I’ve always enjoyed listening to films. There’s a huge amount of information in the score, the foley, and of course, the dialogue. That aural space has always been magical to me but I never thought I would explore it in such depth and detail as we have done in Travellers.

These days, it is almost common practice for musicians to have a screen, a projector and visual backdrops to their live sets. Sometimes those visuals are meaningless and disconnected from the music being played. But still, there is a sort of anxiety and fear of losing the audience if you don’t make your set visually pop.

All this does is overstimulate our audiences. And in an already overstimulated world where you can’t escape 30-foot advertisements and LED screens bombarding you with capitalist messaging, I want my shows to have a different quality. I want people to sit with us, in near darkness, to think, to feel, to use their imaginations to create visuals in their mind and to travel with us through a rainbow of emotional states.

What kind of emotional or sensory journey do you hope the audience experiences and does sound design contribute to that immersion?

Using field recordings and audio clips from real life drives the experience of our show towards the documentary space. Imagine blending a live music concert with a documentary feature film about the humanitarian crisis today. Now take away the video and you’ll come very close to the world of Travellers.

I’m also passionate about sound design and am now beginning to work as a sound designer for artists friends, dancer choreographers and filmmakers. It allows me to approach audio in an organic and messy way. If you look at my audio session sets on my laptop screen, they aren’t neat rows of kik sounds and hi-hats. They are more chaotic with sounds emerging from nowhere and dissolving into something else, like a tree growing out of a building.

What are the possibilities and limits of the sarod in telling contemporary stories?

A series of seemingly unrelated events led to finding the sarod at the age of 12. That could easily have not happened. In another dimension, I might have played the piano instead. And the piano might have been a more suitable instrument to score contemporary themes. But that’s only because Indian classical instruments haven’t been used in that way enough. They’ve been restricted to melodramatic sequences in television series or reserved for the classical stage.

But you only need to listen to the music in Satyajit Ray films or even the sarod in a film like Piku, to see how these instruments and their non-western, non-harmonic, linear, phrase-based melodies can capture the psychology of people living in society today. I hope to keep using the sarod and other Indian instruments to tell contemporary stories about us and our environment.

You’re performing with musicians like Sayee Rakshith, Debjit Patitundi, and Sumesh Narayanan. They come with distinct training.
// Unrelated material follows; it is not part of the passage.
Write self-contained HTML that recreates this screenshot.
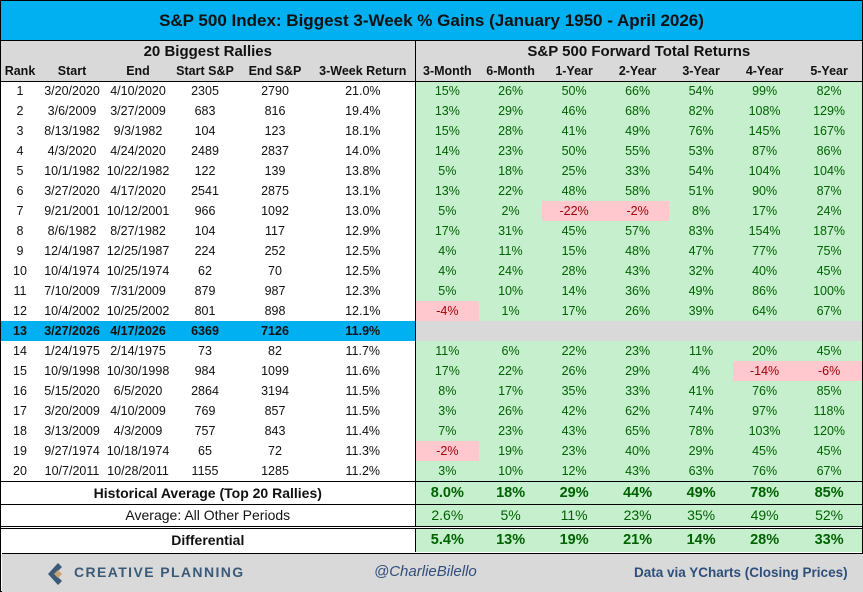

How did you find a shared language within the diversity of classical and cinematic idioms?

I feel incredibly lucky to have found a group of musicians whom I can call friends, collaborators and peers. And I’m deeply inspired when playing or working with Sayee Rakshith, Sumesh Narayanan and Debjit Patitundi. Together we form the quartet at the heart of Travellers.
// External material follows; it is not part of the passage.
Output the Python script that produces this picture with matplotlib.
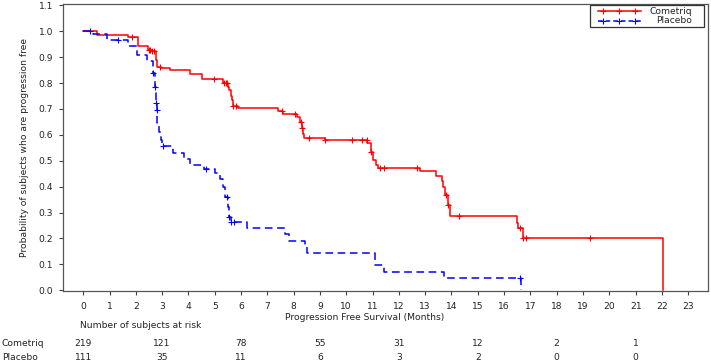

It’s been so refreshing to meet artists who are both anchored to their tradition and also free to explore the outermost fringes of their instruments. Where we align is in our collective search for new languages.

The tracks in Travellers are unusual. Some lines go from played to spoken to sung. Sometimes we shout out phrases, punctuating the music and our own playing. The pieces erupt with exclamations and theatrical moments that require a lot of concentration from us all. And it is with awe and gratitude that I watch my co-artists on stage with me making this music their own, filling it with richness, dynamics, and their own artistry.
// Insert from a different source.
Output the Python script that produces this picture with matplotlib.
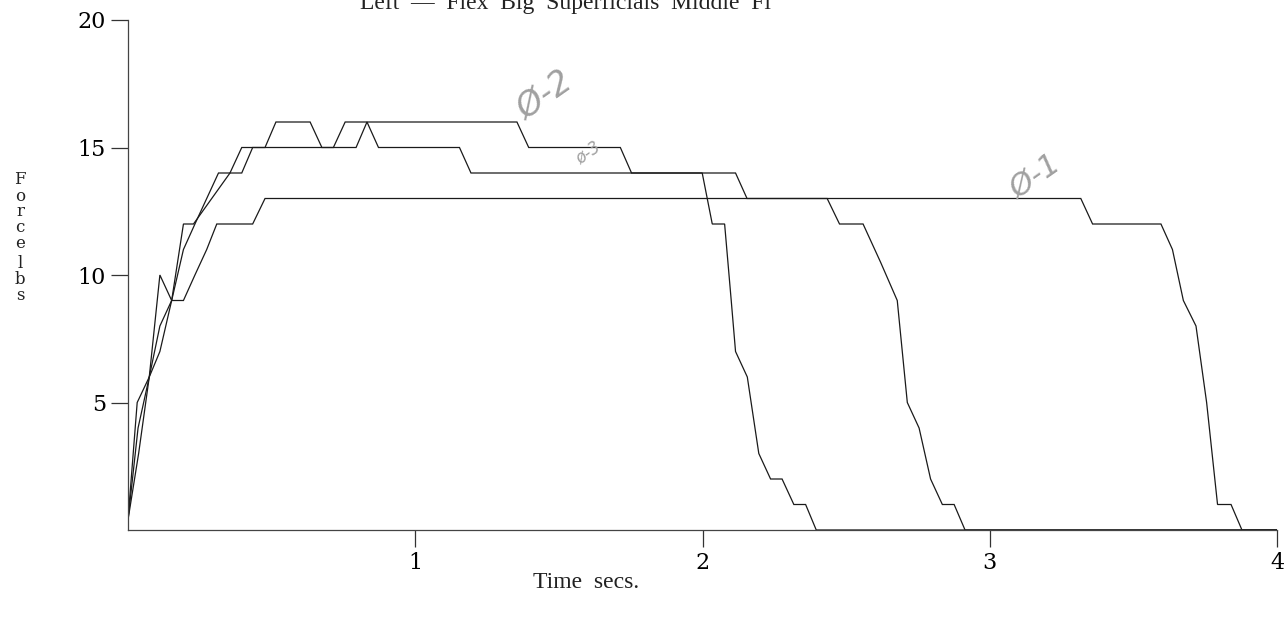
import matplotlib
matplotlib.use("Agg")
import matplotlib.pyplot as plt

# ---- data (time in seconds, force in lbs) ----
t1 = [0.0, 0.032, 0.074, 0.111, 0.152, 0.193, 0.233, 0.274, 0.309, 0.434, 0.477,
      3.317, 3.358, 3.596, 3.636, 3.674, 3.718, 3.755, 3.793, 3.840, 3.878, 4.0]
f1 = [0.4, 5, 6, 10, 9, 9, 10, 11, 12, 12, 13,
      13, 12, 12, 11, 9, 8, 5, 1, 1, 0, 0]

t2 = [0.0, 0.037, 0.074, 0.111, 0.152, 0.193, 0.228, 0.355, 0.396, 0.434, 0.477,
      0.515, 0.634, 0.675, 0.715, 0.756, 1.354, 1.395, 1.714, 1.753, 2.115, 2.155,
      2.434, 2.477, 2.559, 2.620, 2.678, 2.713, 2.754, 2.794, 2.835, 2.876, 2.914, 4.0]
f2 = [0.4, 3, 6, 7, 9, 12, 12, 14, 14, 15, 15,
      16, 16, 15, 15, 16, 16, 15, 15, 14, 14, 13,
      13, 12, 12, 10.5, 9, 5, 4, 2, 1, 1, 0, 0]

t3 = [0.0, 0.035, 0.074, 0.111, 0.152, 0.193, 0.233, 0.274, 0.315, 0.355, 0.396,
      0.794, 0.832, 0.872, 1.154, 1.194, 1.999, 2.034, 2.077, 2.100, 2.115, 2.156,
      2.196, 2.237, 2.277, 2.318, 2.359, 2.396, 4.0]
f3 = [0.4, 4, 6, 8, 9, 11, 12, 13, 14, 14, 15,
      15, 16, 15, 15, 14, 14, 12, 12, 9, 7, 6,
      3, 2, 2, 1, 1, 0, 0]

series = [(t1, f1), (t2, f2), (t3, f3)]
xticks = [1, 2, 3, 4]
yticks = [5, 10, 15, 20]
title = "Left  \u2014  Flex  Big  Superficials  Middle  Fi"
xlabel = "Time  secs."
ylabel_letters = ["F", "o", "r", "c", "e", "l", "b", "s"]
ylabel_ypix = [180, 196, 212, 228, 244, 264, 280, 296]
notes = [("\u00d8-2", 1.45, 17.0, 35, 24), ("\u00d8-1", 3.16, 13.8, 35, 22),
         ("\u00f8-3", 1.60, 14.8, 35, 12)]

W, H = 1288, 619
fig = plt.figure(figsize=(W / 100, H / 100), dpi=100)
ax = fig.add_axes([128 / W, 1 - 530 / H, (1277 - 128) / W, (530 - 20) / H])

for t, f in series:
    ax.plot(t, f, color="#1a1a1a", lw=0.9, solid_joinstyle="miter")

ax.set_xlim(0, 4)
ax.set_ylim(0, 20)
ax.spines["top"].set_visible(False)
ax.spines["right"].set_visible(False)
for s in ("left", "bottom"):
    ax.spines[s].set_color("#444444")
    ax.spines[s].set_linewidth(0.9)

ax.set_xticks(xticks)
ax.set_xticklabels([str(v) for v in xticks], family="DejaVu Serif", fontsize=16)
ax.set_yticks(yticks)
ax.set_yticklabels([str(v) for v in yticks], family="DejaVu Serif", fontsize=16)
ax.tick_params(axis="x", direction="out", length=12, width=0.9, color="#333333", pad=4)
ax.tick_params(axis="y", direction="out", length=12, width=0.9, color="#333333", pad=4)

fig.text(565 / W, 1 - 9 / H, title, ha="center", va="baseline",
         family="Liberation Serif", fontsize=17, color="#222222")
fig.text(586 / W, 1 - 583 / H, xlabel, ha="center", va="center",
         family="Liberation Serif", fontsize=17, color="#222222")

for ch, yp in zip(ylabel_letters, ylabel_ypix):
    fig.text(20 / W, 1 - yp / H, ch, ha="center", va="center",
             family="DejaVu Serif", fontsize=12, color="#222222")

for txt, x, y, rot, fs in notes:
    ax.text(x, y, txt, ha="center", va="center", rotation=rot, fontsize=fs,
            style="italic", color="#a0a0a0", family="DejaVu Sans")

fig.savefig("out.png", dpi=100)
Your compositions use immersive sound design and field recordings alongside traditional instruments. How do you see technology — microphones, digital layering, spatial audio — reshaping the future of Indian classical instruments?

Many Indian classical musicians already experiment with mic placement techniques and pick up mics. This has been going on for a while now. Unfortunately, the main reason for this is that musicians want more volume. They want to play with drummers and in fusion contexts where their instruments aren’t drowned out by bass amps and percussion.

I’ve done that too but now I choose to play in lower volume contexts. That doesn’t mean my music is quiet but it does define the kind of musicians I collaborate with and therefore the nature of the overall sound.

Last year, I partnered with d&b audio to use their Soundscape system to stretch the sound of Indian classical instruments or move various ragas across the room. I’ve also created shows with quadrophonic sound routing samples through custom-made racks on Ableton Live. These have been eye-opening experiences, and I’m now in the process of conducting workshops and sharing these techniques with young musicians in India as part of my tour. I’d love to see more sitar, sarod, bansuri players and vocalists using Ableton Live to explore texture, convolution reverbs, and spatial instead of being focused on volume alone.

With all the political chatter and economic uncertainties around us, do you believe listening to music can be a form of resistance or healing in today’s fractured world?

For me, healing exists in many spaces. I find it in the company of people I love, musicians, friends, artists, and I find it when watching or listening to their work. Something is translated in the exchange between artist and listener, and it fills you in the spot that seemed fragile or broken.

Live music is an ancient and tribal form of gathering that was always used for communal healing. And so for me, I don’t see myself as a performer entertaining an audience. Instead, I welcome them into an experience that we are creating together in that very moment.

What are you listening to at the moment and what’s the album you revisit time and again when you are feeling anxious?

I’ve just discovered the work of Jacob Alon and loving it. The albums I come back to again and again are In Rainbows by Radiohead and Beyond the Sky by Ustad Amjad Ali Khan and Ustad Zakir Hussain.